More of a Belgian guy and I don't dry hop often, especially 48 hours before I plan to bottle. I think this might actually be pretty tasty if it doesn't end up chewing through the bottom of the carboy. Sorry for the lengthy read, any ideas what's going on here.
 
I'm thinking the beer is just releasing some Co2 after being roused a bit.

As good a theory as any, but I did not do much more than drop in a big handfull of hops and replug it. I did not move or jar the c-boy at all. Maybe the chemical activity of the hops addition was enough of a rousing. (?)

Anyway not whining about a problem, it's going to do what it will. I just never had a beer at 005 come back to life, hell I can count on one hand the number of beers I got to 005 intentionally. As it is, I got a 7+ abv that shows promise of good flavor, and can drink through that if necessary. I have friends that can help me through such times.

Just wondered what was going on here and worried that I might have torn a hole in the Universe or something.
 
Dry hops provide increased surface area which causes CO2 to come out of solution. Occasionally dry hops will even bring some of the yeast back to life for a bit.
 
Double check the gravity, I'm willing to bet it will still be 1.005 and you did nothing other than provide a nucleation site like Yankee.
 
As good a theory as any, but I did not do much more than drop in a big handfull of hops and replug it. I did not move or jar the c-boy at all. Maybe the chemical activity of the hops addition was enough of a rousing. (?)
.

That's all it takes....a bubbling airlock is not the same as fermentation.

Your fermentation didn't start, your airlock started bubbling because you opened it up to add your hops and closed it back up. And now it is off gassing the co2 that had built up and then sat undisturbed since you pitched your yeast, or racked it, or did whatever else you did awhile ago.

Guys, airlock bubbling and fermentation are not the same thing. You have to separate that from your mindset. Airlock bubbling can be a sign of fermentation, but not a good one, because the airlock will often blip or not blip for various other reasons...so it is a tenuous connection at best.
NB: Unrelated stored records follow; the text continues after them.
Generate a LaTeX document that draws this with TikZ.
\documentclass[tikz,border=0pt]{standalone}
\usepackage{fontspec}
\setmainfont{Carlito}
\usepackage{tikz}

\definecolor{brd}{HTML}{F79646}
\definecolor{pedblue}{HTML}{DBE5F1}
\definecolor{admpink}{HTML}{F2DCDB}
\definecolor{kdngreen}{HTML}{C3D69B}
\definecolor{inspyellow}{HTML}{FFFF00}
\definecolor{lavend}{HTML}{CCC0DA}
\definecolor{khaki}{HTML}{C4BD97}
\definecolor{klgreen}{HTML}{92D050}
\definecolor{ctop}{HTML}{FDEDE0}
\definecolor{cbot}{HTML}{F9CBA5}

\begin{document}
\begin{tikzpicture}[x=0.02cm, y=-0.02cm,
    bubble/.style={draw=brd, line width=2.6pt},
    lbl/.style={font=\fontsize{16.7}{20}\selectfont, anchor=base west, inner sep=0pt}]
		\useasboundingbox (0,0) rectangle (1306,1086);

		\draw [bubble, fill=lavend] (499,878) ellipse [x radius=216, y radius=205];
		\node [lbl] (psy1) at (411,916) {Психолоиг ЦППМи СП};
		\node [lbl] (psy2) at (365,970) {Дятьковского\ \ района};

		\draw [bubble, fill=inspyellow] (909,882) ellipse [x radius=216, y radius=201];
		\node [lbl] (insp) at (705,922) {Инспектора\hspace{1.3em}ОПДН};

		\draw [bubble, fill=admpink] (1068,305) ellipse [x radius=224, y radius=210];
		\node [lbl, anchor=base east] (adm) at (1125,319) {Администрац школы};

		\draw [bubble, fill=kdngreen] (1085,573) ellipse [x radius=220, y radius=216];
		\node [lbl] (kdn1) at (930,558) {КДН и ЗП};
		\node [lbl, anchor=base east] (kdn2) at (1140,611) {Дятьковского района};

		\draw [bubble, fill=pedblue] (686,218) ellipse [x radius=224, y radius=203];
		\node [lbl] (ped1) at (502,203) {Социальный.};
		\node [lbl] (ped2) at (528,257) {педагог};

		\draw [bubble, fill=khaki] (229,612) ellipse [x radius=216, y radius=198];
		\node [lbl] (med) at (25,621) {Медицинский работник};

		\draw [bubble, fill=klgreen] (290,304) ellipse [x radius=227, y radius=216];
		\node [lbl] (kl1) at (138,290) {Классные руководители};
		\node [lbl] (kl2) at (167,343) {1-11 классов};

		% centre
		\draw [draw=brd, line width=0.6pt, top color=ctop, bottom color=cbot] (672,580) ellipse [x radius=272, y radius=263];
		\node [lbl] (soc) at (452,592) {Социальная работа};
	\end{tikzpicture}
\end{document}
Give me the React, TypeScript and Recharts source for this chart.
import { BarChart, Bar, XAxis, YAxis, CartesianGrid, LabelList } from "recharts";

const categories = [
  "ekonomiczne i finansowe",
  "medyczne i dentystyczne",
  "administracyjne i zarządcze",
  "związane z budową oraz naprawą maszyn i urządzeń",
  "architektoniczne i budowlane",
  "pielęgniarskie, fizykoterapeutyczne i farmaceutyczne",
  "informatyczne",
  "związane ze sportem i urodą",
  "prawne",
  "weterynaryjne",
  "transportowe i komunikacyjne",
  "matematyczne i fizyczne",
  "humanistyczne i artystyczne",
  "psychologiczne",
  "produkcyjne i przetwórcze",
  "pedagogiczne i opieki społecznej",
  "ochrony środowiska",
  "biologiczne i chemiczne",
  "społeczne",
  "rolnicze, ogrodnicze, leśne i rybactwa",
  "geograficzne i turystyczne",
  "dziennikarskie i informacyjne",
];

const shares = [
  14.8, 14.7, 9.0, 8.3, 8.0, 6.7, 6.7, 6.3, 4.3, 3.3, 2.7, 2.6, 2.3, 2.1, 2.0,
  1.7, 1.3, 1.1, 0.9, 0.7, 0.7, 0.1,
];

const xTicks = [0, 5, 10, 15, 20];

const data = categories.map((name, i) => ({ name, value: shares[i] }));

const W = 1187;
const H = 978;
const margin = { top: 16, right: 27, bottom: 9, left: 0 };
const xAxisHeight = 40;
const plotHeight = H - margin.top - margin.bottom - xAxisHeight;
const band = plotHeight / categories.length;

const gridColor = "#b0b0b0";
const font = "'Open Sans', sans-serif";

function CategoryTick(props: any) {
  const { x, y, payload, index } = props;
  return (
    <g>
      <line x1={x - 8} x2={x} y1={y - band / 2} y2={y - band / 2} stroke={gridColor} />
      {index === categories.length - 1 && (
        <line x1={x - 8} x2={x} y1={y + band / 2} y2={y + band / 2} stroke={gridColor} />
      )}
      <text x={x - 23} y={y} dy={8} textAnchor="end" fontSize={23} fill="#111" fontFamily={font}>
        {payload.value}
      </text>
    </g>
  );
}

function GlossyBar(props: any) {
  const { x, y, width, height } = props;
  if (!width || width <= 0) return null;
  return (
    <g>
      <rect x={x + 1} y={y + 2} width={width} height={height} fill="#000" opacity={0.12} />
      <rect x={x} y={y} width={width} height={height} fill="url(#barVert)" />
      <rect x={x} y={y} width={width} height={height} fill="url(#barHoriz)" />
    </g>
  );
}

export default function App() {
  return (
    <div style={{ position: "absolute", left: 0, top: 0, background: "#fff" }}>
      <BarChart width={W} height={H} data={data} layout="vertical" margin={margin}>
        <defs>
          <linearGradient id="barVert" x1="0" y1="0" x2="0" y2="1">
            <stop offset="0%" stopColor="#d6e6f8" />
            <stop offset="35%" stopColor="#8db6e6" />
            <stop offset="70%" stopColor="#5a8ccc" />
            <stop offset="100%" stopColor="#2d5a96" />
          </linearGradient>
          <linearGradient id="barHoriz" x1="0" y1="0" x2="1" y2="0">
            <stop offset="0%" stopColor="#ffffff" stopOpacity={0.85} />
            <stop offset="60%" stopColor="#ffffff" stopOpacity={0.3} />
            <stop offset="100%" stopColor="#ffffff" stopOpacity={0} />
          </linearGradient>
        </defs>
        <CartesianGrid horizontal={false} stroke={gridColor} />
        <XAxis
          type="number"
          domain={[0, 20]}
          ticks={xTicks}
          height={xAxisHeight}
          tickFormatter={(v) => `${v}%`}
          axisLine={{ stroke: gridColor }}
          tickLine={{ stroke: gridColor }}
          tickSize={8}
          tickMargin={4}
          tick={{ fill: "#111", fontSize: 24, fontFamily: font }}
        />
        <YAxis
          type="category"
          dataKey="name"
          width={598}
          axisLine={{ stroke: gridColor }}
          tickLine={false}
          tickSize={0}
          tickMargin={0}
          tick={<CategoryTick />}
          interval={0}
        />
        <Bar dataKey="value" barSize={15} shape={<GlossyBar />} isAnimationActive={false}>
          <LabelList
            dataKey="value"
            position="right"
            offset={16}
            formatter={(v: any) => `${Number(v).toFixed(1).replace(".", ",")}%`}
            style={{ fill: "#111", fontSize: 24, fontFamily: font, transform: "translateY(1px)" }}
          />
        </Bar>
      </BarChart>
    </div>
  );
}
If your airlock was bubbling and stopped---It doesn't mean fermentation has stopped.

If you airlock isn't bubbling, it doesn't mean your fermentation hasn't started....

If your airlock starts bubbling, it really doesn't matter.

If your airlock NEVER bubbles, it doesn't mean anything is wrong or right.

Your airlock is not a fermentation gauge, it is a VALVE to release excess co2. If it bubbles it is because it needs to, if it doesn't, it just means it doesn't need too...

Often an airlock will bubble if the fermenter has been disturbed in some way, like a change in temperature, change in atmospheric pressure, the cat brushing against it, or opening it up to take a hydro reading, or dry hopping.

The co2 has sat in stasis for a period of time, then it was disturbed so it is not longer at equilibrium with everything else now. And therefore it is blipping in your airlock...

Like other's have said, you created nucleation sites which makes your airlock bubble.....


nothing else. It's NOT fermentation you are seeing, but what an airlock is supposed to be looked at as, off gassing out of the vent.